14. The method according to claim 13, wherein forming the at least one source region comprises implanting n-type impurities in the first conductive well; and wherein forming the drain region comprises implanting n-type impurities in the second conductive well.

15. The method according to claim 14, wherein two source regions are formed in the first conductive well, the method further comprising implanting p-type impurities at high concentration between the two source regions.

16. The method according to claim 12, further comprising forming a gate insulating layer and a gate electrode on the conductive body layer between the first conductive well and the second conductive well.

17. The method according to claim 11, wherein the plug is formed to electrically connect to a ground.

18. The method according to claim 11, wherein forming the trench in the epitaxial layer comprises forming the trench through the epitaxial layer and exposing at least a portion of the buried conductive layer; and wherein forming the plug comprises forming the plug in physical contact with the exposed portion of the buried conductive layer.

19. The method according to claim 11, wherein the plug comprises poly-silicon and n-type impurities.

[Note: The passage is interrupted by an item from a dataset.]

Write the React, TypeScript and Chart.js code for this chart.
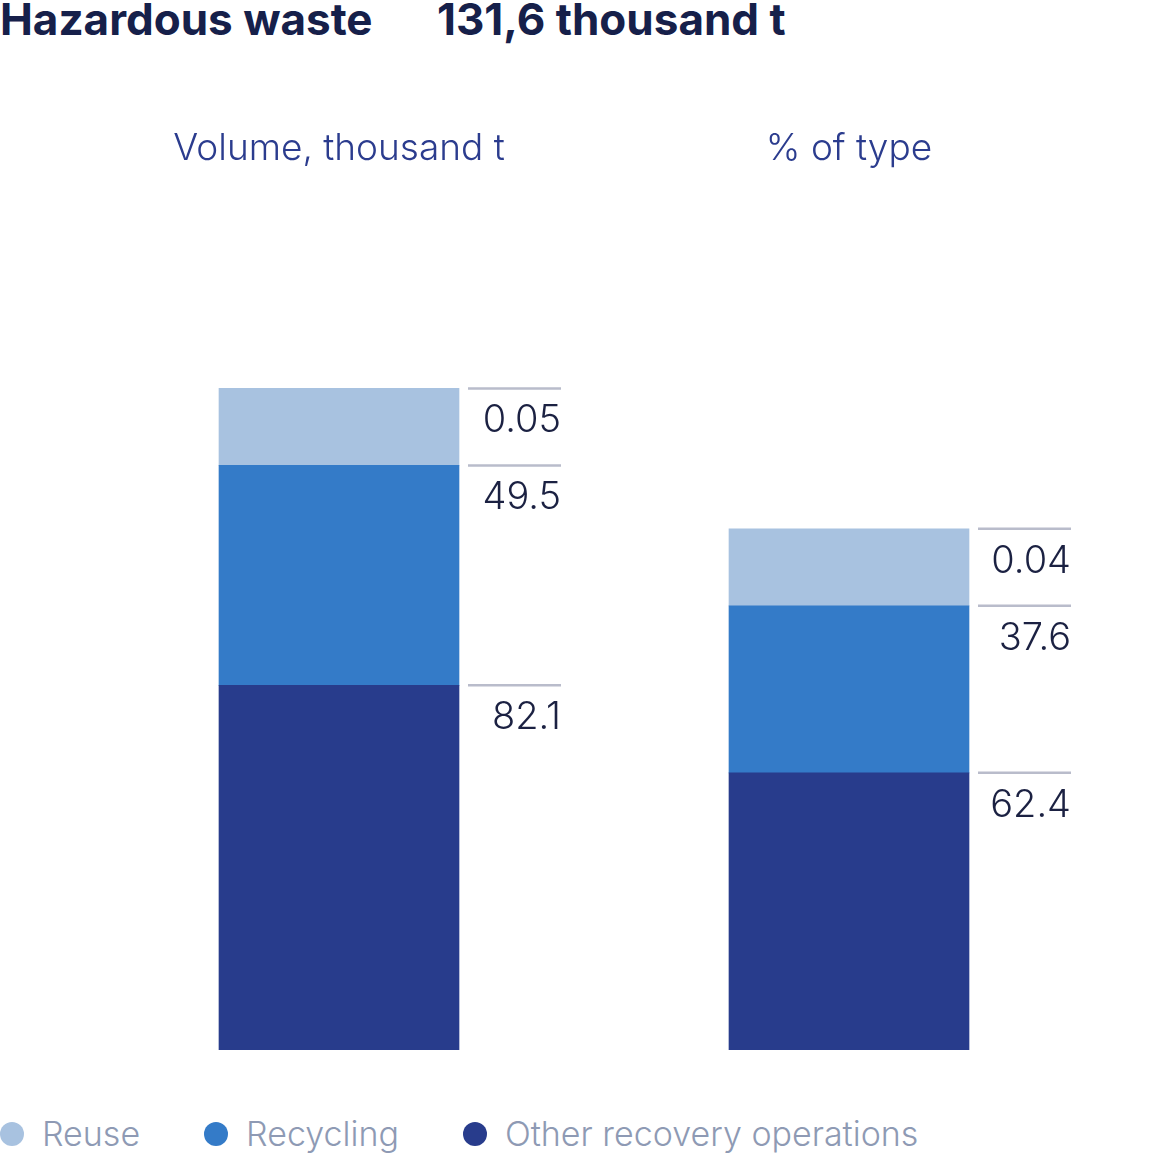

20. The method according to claim 11, further comprising:

depositing an initial insulating layer on the semiconductor substrate including the epitaxial layer;

etching a portion of the initial insulating layer corresponding to an active area to reduce the thickness of the portion of the initial insulating layer;

wherein forming the trench in the epitaxial layer comprises etching through the initial insulating layer and the epitaxial layer at a region adjacent to the active area; and

wherein forming the insulating layer on the sidewall of the trench comprises: depositing the insulating layer on the initial insulating layer and in the trench; and performing an isotropic etching process to remove the insulating layer from the bottom of the trench.